- Born: August 30, 1936 Arlington, Georgia, United States
- Died: March 5, 2019 (aged 82)
- Occupation: Civil rights leader

= Lonnie C. King Jr. =

American civil rights leader (1936–2019)

Lonnie C. King Jr. (August 30, 1936 – March 5, 2019) was an American civil rights leader. Beginning in 1960, he launched the Atlanta Student Movement, wrote the Appeal for Human Rights, and subsequently started the Committee on Appeal for Human Rights. His work led to the desegregation of Atlanta and continued advocacy has brought further education to America regarding present-day racism and the struggles of the civil rights movement.

== Background ==
Born on August 30, 1936, to Lonnie King and Bertha Thrasher in Arlington, Georgia, King spent most of his childhood in southern Georgia with his grandparents while his mother worked for $5 a day as a maid in Atlanta. He attended David T. Howard High School in Atlanta and became a very active member of Ebenezer Baptist Church. He attended Morehouse College where he met Julian Bond, Joseph Pierce, Roslyn Pope, and other young advocates ready to make their mark in the pivotal chapter of American history in which they were living. In cooperation with other Historically Black Colleges and Universities (HBCUs), they drafted the Appeal for Human Rights.
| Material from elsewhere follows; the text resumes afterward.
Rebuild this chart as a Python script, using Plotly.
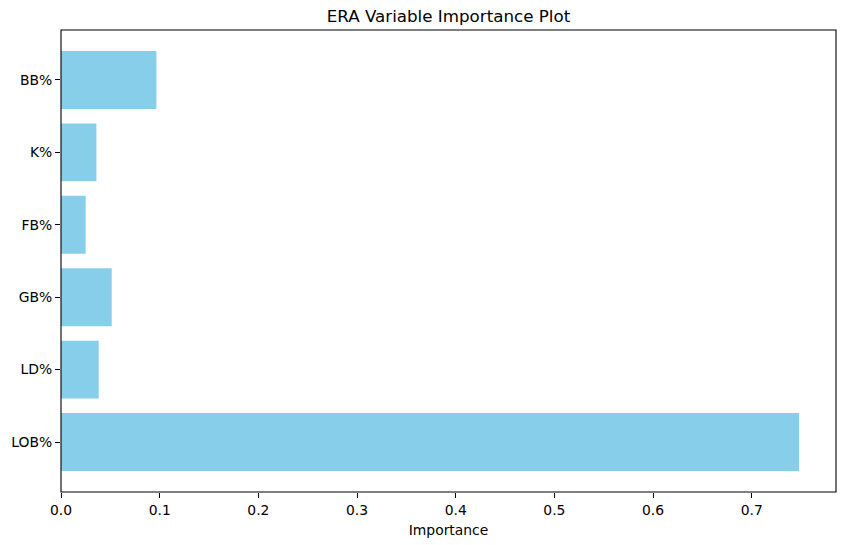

== An Appeal for Human Rights and the Committee on Appeal for Human Rights ==
The Appeal for Human Rights was a declaration contradicting the image Atlanta had presented the rest of the country; claiming it was tolerant and welcoming to all races. Highlighting this predicament, the writers stated, "We want to state clearly and unequivocally that we cannot tolerate, in a nation professing democracy and among people professing Christianity, the discriminatory conditions under which the Negro is living today in Atlanta, Georgia—supposedly one of the most progressive cities in the South". This powerful call to action stirred the city and less than a week later their voices took to the streets.

After the Greensboro Woolworth's lunch counter sit-in began in February 1960, King and his colleagues staged their own sit-ins across Atlanta in March. Upon writing their manifesto, they created the Committee on Appeal for Human Rights which organized the Atlanta Student Movement. The morning of March 15, 1960, about 200 students marched across the city and began the first wave of sit-ins. Predominantly these students attended Atlanta University, Clark College, Interdenominational Theological Center, Morehouse College, Morris Brown College, and Spelman College. This conglomeration of historically African American higher education institutions was known as the Atlanta University Center, and was committed to non-violent disobedience following Dr. Martin Luther King Jr.'s and Mahatma Gandhi's teachings and practices.

Protestors refusing to pay bail became commonplace in this environment, and King and his fellow marchers were normally no different. However, in this instance, King and Herschelle Sullivan (co-chairman of the Committee on Appeal for Human Rights) paid their $100 bail to be released to continue their activist work. These marches and sit-ins continued throughout the year and into the busy shopping season of 1960–1961, when segregated businesses in downtown Atlanta lost about 20 million dollars' worth of revenue due to the sit-ins and boycotts. On October 19, 1960, Dr. Martin Luther King Jr. came back to Atlanta and participated in the sit-ins; he was arrested and spent his first night in jail. "I had to practice what I preached."

Finally on March 6, 1961, an agreement was reached that desegregated over 300 restaurants in Atlanta and employers re-hired about 600 previously fired African American employees.

== Later life ==
Not long after, King had to drop out of Morehouse College due to finances; he joined the US Navy and served for three years as a dispersing clerk and prize fighter. Then using his G.I. Bill, he finished his degree at Morehouse, and then received his master's from the University of Baltimore in public education.

Later in life, King became the president of the Atlanta chapter of the National Association for the Advancement of Colored People (NAACP), and during his tenure advocated for the Atlanta School board to hire its first African American superintendent, Alonzo Crim. However, in 1971, King and other officers were removed from office due to differences about a controversial school desegregation plan.

In 2014, Atlanta Business-Atlanta Daily World inducted King into its Men of Influence Hall of Fame; he was unable to attend in person due to his wife passing away earlier that day.

King died on March 5, 2019, at the age of 82.